Monday, October 9, 2017

131. Brand Icons: SUSTAGEN’S SUSY AND GENO, 1985

The adorable duo that drove Filipino kids to pester their mothers to buy cans and cans of Sustagen came to life in 1985. SUSY AND GENO were the marketing brainchildren of Mead Johnson, the company behind the nutrition supplement , Sustagen. Mr. Chichi Barros, Consumer Products Director for Marketing conceived the idea of having a tandem of adorable mascots who will epitomize the values of parents and children alike.

Sustagen, with its “23 Resistensya Builders”was, undoubtedly, a superior chocolate-flavored health supplement, but it looked and felt so serious to most kids. 

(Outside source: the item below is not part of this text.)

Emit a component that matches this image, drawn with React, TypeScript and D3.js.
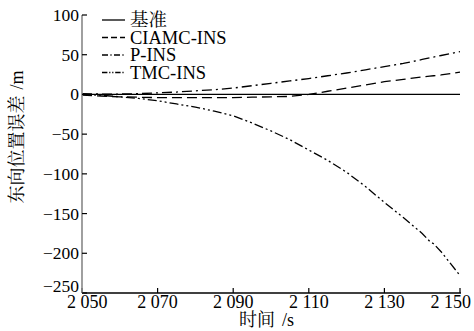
import React from "react";
import * as d3 from "d3";

const times = [2050, 2055, 2060, 2065, 2070, 2075, 2080, 2085, 2090, 2095, 2100, 2105, 2110, 2115, 2120, 2125, 2130, 2135, 2140, 2142, 2143, 2145, 2150];
const baseline = times.map(() => 0);
const ciamc = [-1, -2, -3, -3.5, -4, -4, -4, -4, -4, -3.5, -3, -2.5, 0, 4, 8, 12, 16, 19, 22, 23, 23.5, 24.5, 28];
const pins = [1, 0.5, 0.5, 1, 2, 3, 4.5, 6, 8, 11, 14, 17, 20, 23.5, 27, 31, 35, 39, 44, 46, 47, 49, 54];
const tmc = [0, -1, -3, -5, -8, -12, -16, -21, -27, -36, -46, -57, -70, -83, -98, -116, -136, -155, -175, -185, -188, -198, -228];

const xTicks = [2050, 2070, 2090, 2110, 2130, 2150];
const xTickLabels = ["2 050", "2 070", "2 090", "2 110", "2 130", "2 150"];
const yTicks = [100, 50, 0, -50, -100, -150, -200, -250];
const yTickLabels = ["100", "50", "0", "\u221250", "\u2212100", "\u2212150", "\u2212200", "\u2212250"];

const seriesNames = ["基准", "CIAMC-INS", "P-INS", "TMC-INS"];
const seriesValues = [baseline, ciamc, pins, tmc];
const dashes = ["", "10,5", "10,4,2,4", "9,3,2,3,2,3"];

const FONT = "'Liberation Serif', 'Times New Roman', 'Noto Serif CJK SC', 'Noto Sans CJK SC', serif";

export default function App() {
  const x = d3.scaleLinear().domain([2050, 2150]).range([82, 460]);
  const y = d3.scaleLinear().domain([-250, 100]).range([293, 15]);
  const line = d3.line<number>().x((_, i) => x(times[i])).y((d) => y(d));

  return (
    <svg width={474} height={331} style={{ position: "absolute", left: 0, top: 0, background: "#fff" }} fontFamily={FONT}>
      {seriesValues.map((vals, i) => (
        <path key={i} d={line(vals) || ""} fill="none" stroke="#000" strokeWidth={1.3} strokeDasharray={dashes[i]} />
      ))}
      {/* x axis */}
      <line x1={82} x2={461} y1={y(-250)} y2={y(-250)} stroke="#000" strokeWidth={1.3} />
      {xTicks.map((t, i) => {
        const last = i === xTicks.length - 1;
        const first = i === 0;
        return (
          <g key={t}>
            <line x1={x(t)} x2={x(t)} y1={y(-250)} y2={y(-250) - 5} stroke="#000" strokeWidth={1.2} />
            <text x={first ? 67 : last ? 471 : x(t)} y={308} textAnchor={first ? "start" : last ? "end" : "middle"} fontSize={18}>{xTickLabels[i]}</text>
          </g>
        );
      })}
      {/* y axis */}
      <line x1={82} x2={82} y1={y(100)} y2={y(-250)} stroke="#888" strokeWidth={1.6} />
      {yTicks.map((t, i) => (
        <g key={t}>
          <line x1={82} x2={87} y1={y(t)} y2={y(t)} stroke="#000" strokeWidth={1.2} />
          <text x={79} y={i === yTicks.length - 1 ? 292 : y(t) + 6} textAnchor="end" fontSize={17.5}>{yTickLabels[i]}</text>
        </g>
      ))}
      {/* legend */}
      {seriesNames.map((n, i) => (
        <g key={n}>
          <line x1={102} x2={125} y1={20 + i * 17.5} y2={20 + i * 17.5} stroke="#000" strokeWidth={1.3} strokeDasharray={i === 0 ? "" : dashes[i].split(",").map((v) => String(Math.max(1, +v * 0.6))).join(",")} />
          <text x={130} y={20 + i * 17.5 + 6} fontSize={18.5}>{n}</text>
        </g>
      ))}
      <text x={239} y={326} fontSize={18}>
        时间<tspan dx={7}>/s</tspan>
      </text>
      <text transform="translate(23,137) rotate(-90)" textAnchor="middle" fontSize={18}>
        东向位置误差<tspan dx={6}>/m</tspan>
      </text>
    </svg>
  );
}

The mascots were the perfect answers to make the premium brand more relatable. SUSY was designed as a young girl with lots of charming personality, a perfect complement to the friendly, wholesome GENO.

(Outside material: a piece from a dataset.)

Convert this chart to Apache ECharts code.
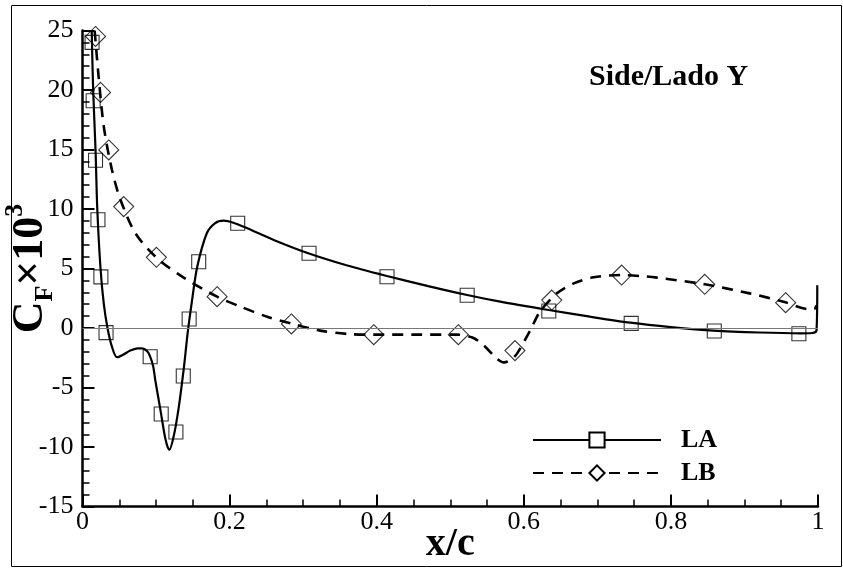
<!DOCTYPE html>
<html>
<head>
<meta charset="utf-8">
<title>Side/Lado Y</title>
<script src="https://cdn.jsdelivr.net/npm/echarts@6/dist/echarts.min.js"></script>
<style>
  html, body { margin: 0; padding: 0; background: #fff; }
  #main { width: 843px; height: 568px; }
</style>
</head>
<body>
<div id="main"></div>
<script>
// curve LA (solid)
var laX = [0.0125, 0.0145, 0.0177, 0.0201, 0.0245, 0.029, 0.034, 0.040, 0.047, 0.055, 0.065, 0.075, 0.081,
  0.088, 0.092, 0.096, 0.099, 0.106, 0.113, 0.118, 0.124, 0.131, 0.138, 0.143, 0.149, 0.156, 0.169, 0.180,
  0.192, 0.205, 0.224, 0.260, 0.307, 0.360, 0.414, 0.470, 0.523, 0.568, 0.634, 0.690, 0.745, 0.800, 0.858,
  0.920, 0.976, 0.992, 0.998, 0.999];
var laY = [25.0, 20.0, 15.0, 10.0, 5.0, 2.0, 0.0, -1.57, -2.46, -2.25, -1.9, -1.72, -1.71,
  -1.95, -2.4, -3.2, -4.4, -6.9, -9.4, -10.25, -9.1, -6.6, -3.25, -0.4, 2.35, 5.15, 7.96, 8.8,
  9.02, 8.85, 8.38, 7.4, 6.28, 5.25, 4.37, 3.52, 2.77, 2.21, 1.51, 0.95, 0.45, 0.08, -0.22,
  -0.38, -0.45, -0.42, -0.2, 3.6];

// curve LB (dashed)
var lbX = [0.0165, 0.0221, 0.029, 0.040, 0.0515, 0.072, 0.1015, 0.137, 0.183, 0.215, 0.251, 0.283, 0.323,
  0.360, 0.396, 0.450, 0.509, 0.530, 0.545, 0.563, 0.573, 0.582, 0.591, 0.609, 0.622, 0.645, 0.668,
  0.695, 0.733, 0.758, 0.781, 0.846, 0.907, 0.953, 0.989, 0.995, 0.998];
var lbY = [25.0, 21.0, 16.9, 13.3, 10.8, 7.96, 5.86, 4.26, 2.63, 1.79, 0.95, 0.39, -0.22,
  -0.5, -0.56, -0.56, -0.56, -0.8, -1.43, -2.55, -2.89, -2.7, -2.13, -0.17, 1.37, 2.91, 3.75,
  4.26, 4.45, 4.37, 4.23, 3.67, 2.91, 2.21, 1.57, 1.6, 1.9];

// symbols drawn along the curves
var laMarkX = [0.013, 0.0145, 0.0177, 0.021, 0.025, 0.032, 0.092, 0.107, 0.127, 0.137, 0.145, 0.158,
  0.211, 0.308, 0.414, 0.523, 0.634, 0.746, 0.859, 0.974];
var laMarkY = [24.0, 19.1, 14.1, 9.1, 4.3, -0.39, -2.41, -7.23, -8.74, -4.03, 0.76, 5.57,
  8.8, 6.28, 4.31, 2.75, 1.43, 0.39, -0.25, -0.48];
var lbMarkX = [0.0177, 0.0245, 0.0357, 0.056, 0.1005, 0.183, 0.284, 0.396, 0.511, 0.588, 0.638,
  0.733, 0.846, 0.956];
var lbMarkY = [24.5, 19.8, 14.96, 10.2, 5.94, 2.63, 0.34, -0.56, -0.56, -1.9, 2.35,
  4.45, 3.67, 2.13];

var seriesNames = ['LA', 'LB'];

function zip(xs, ys) {
  return xs.map(function (x, i) { return [x, ys[i]]; });
}

var font = '"Liberation Serif", "Times New Roman", serif';
var chart = echarts.init(document.getElementById('main'), null, { renderer: 'canvas' });

var option = {
  backgroundColor: '#fff',
  animation: false,
  title: {
    text: 'Side/Lado Y',
    left: 584,
    top: 57,
    textStyle: { fontFamily: font, fontSize: 30, fontWeight: 'bold', color: '#000' }
  },
  legend: {
    data: seriesNames,
    orient: 'vertical',
    left: 532,
    top: 427,
    padding: 0,
    itemWidth: 128,
    itemHeight: 19,
    itemGap: 7,
    textStyle: {
      fontFamily: font, fontSize: 26, fontWeight: 'bold', color: '#000',
      padding: [0, 0, 0, 15]
    }
  },
  grid: { left: 82.5, right: 25, top: 30.5, bottom: 61.5, containLabel: false, outerBoundsMode: 'none' },
  xAxis: {
    type: 'value',
    min: 0,
    max: 1,
    interval: 0.2,
    name: 'x/c',
    nameLocation: 'middle',
    nameGap: 18,
    nameMoveOverlap: false,
    nameTextStyle: { fontFamily: font, fontSize: 40, fontWeight: 'bold', color: '#000' },
    axisLine: { show: true, onZero: false, lineStyle: { color: '#000', width: 2.5 } },
    axisTick: { inside: true, length: 12, lineStyle: { color: '#000', width: 2 } },
    minorTick: { show: true, splitNumber: 4, length: 7, lineStyle: { color: '#000', width: 1.5 } },
    splitLine: { show: false },
    axisLabel: {
      margin: 3, fontFamily: font, fontSize: 26, color: '#000',
      formatter: function (v) { return String(Math.round(v * 10) / 10); }
    }
  },
  yAxis: {
    type: 'value',
    min: -15,
    max: 25,
    interval: 5,
    name: '{a|C}{b|F}{a|×10}{c|3}',
    nameLocation: 'middle',
    nameRotate: 90,
    nameGap: 24,
    nameMoveOverlap: false,
    nameTextStyle: {
      rich: {
        a: { fontFamily: font, fontSize: 44, fontWeight: 'bold', color: '#000', lineHeight: 56, verticalAlign: 'middle' },
        b: { fontFamily: font, fontSize: 26, fontWeight: 'bold', color: '#000', lineHeight: 26, verticalAlign: 'bottom' },
        c: { fontFamily: font, fontSize: 26, fontWeight: 'bold', color: '#000', lineHeight: 26, verticalAlign: 'top' }
      }
    },
    axisLine: { show: true, onZero: false, lineStyle: { color: '#000', width: 2.5 } },
    axisTick: { inside: true, length: 12, lineStyle: { color: '#000', width: 2 } },
    minorTick: { show: true, splitNumber: 5, length: 7, lineStyle: { color: '#000', width: 1.5 } },
    splitLine: { show: false },
    axisLabel: { margin: 9, fontFamily: font, fontSize: 26, color: '#000' }
  },
  graphic: [{
    type: 'rect',
    shape: { x: 11.5, y: 5.5, width: 830, height: 561 },
    style: { fill: 'none', stroke: '#000', lineWidth: 1 },
    silent: true,
    z: -1
  }],
  series: [{
    name: 'LA',
    type: 'line',
    data: zip(laX, laY),
    smooth: 0.3,
    showSymbol: false,
    symbol: 'rect',
    itemStyle: { color: '#fff', borderColor: '#000', borderWidth: 1 },
    lineStyle: { color: '#000', width: 2.2, type: 'solid' },
    markLine: {
      silent: true,
      symbol: 'none',
      label: { show: false },
      lineStyle: { color: '#777', width: 1, type: 'solid' },
      data: [{ yAxis: 0 }]
    },
    z: 3
  }, {
    name: 'LB',
    type: 'line',
    data: zip(lbX, lbY),
    smooth: 0.3,
    showSymbol: false,
    symbol: 'diamond',
    itemStyle: { color: '#fff', borderColor: '#000', borderWidth: 1 },
    lineStyle: { color: '#000', width: 2.6, type: [11, 8] },
    z: 3
  }, {
    type: 'scatter',
    data: zip(laMarkX, laMarkY),
    symbol: 'rect',
    symbolSize: 14,
    itemStyle: { color: 'rgba(0,0,0,0)', borderColor: '#000', borderWidth: 1.1 },
    z: 4
  }, {
    type: 'scatter',
    data: zip(lbMarkX, lbMarkY),
    symbol: 'diamond',
    symbolSize: 20,
    itemStyle: { color: 'rgba(0,0,0,0)', borderColor: '#000', borderWidth: 1.1 },
    z: 4
  }]
};

chart.setOption(option);
</script>
</body>
</html>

The SUSY AND GENO tandem,  both embodiments of happy, healthy children, turned Sustagen as the no. 1 selling milk in the 80s decade. SUSY AND GENO not only appeared in countlessTV ads, but also went on school and supermarket  tours to perform, dance, sing and promote the health benefits of the brand.


The brand mascots were the stars of their own Sustagen’s Kiddie Club, that had over 45,000 members at its peak. They went around the Philippines—attended town fiestas,  visited classrooms, hosted week-end gatherings, led puppet-making workshops,  and received countless invitations to grace birthday parties! Wherever they went, SUSY AND GENO spread the message of good health together with Mead Johnson’s professional nutritionists who often accompanied them on tours.

The high cost of mounting these activities forced their temporary retirement,  but by late 1990s, SUSY AND GENO staged a comeback. In 2013, SUSY AND GENO were seen again as adult mascots, leading separate lives and careers. This generated some interest on facebook, where the drama of their reunion played out.

SUSY AND GENO are often held up as perfect examples of the effective use of mascots in marketing promotions and communications—especially to kids who have to grapple with abstract ideas such as health, nutrition and friendship. The brand mascots have succeeded in explaining these in fun, engaging ways that allow kids to learn without losing their sense of wonder.


Susy & Geno Photo: De la Torre, Visitacion. Advertising in the Philippines: Its Historical, Cultural and Social Dimensions. Tower Book House, 1989. P. 102.
youtube: Sustagen Con Yelo,, uploaded by Want Promo, publihsed 12 Feb. 2010
youtube: Susy and Geno (A Case Study):,, published by Ace-Saatchi & Saatchi-PH, Aug. 13, 2014


  1. What about Jollibee and friends? They're also great examples of using mascots effectively in communications.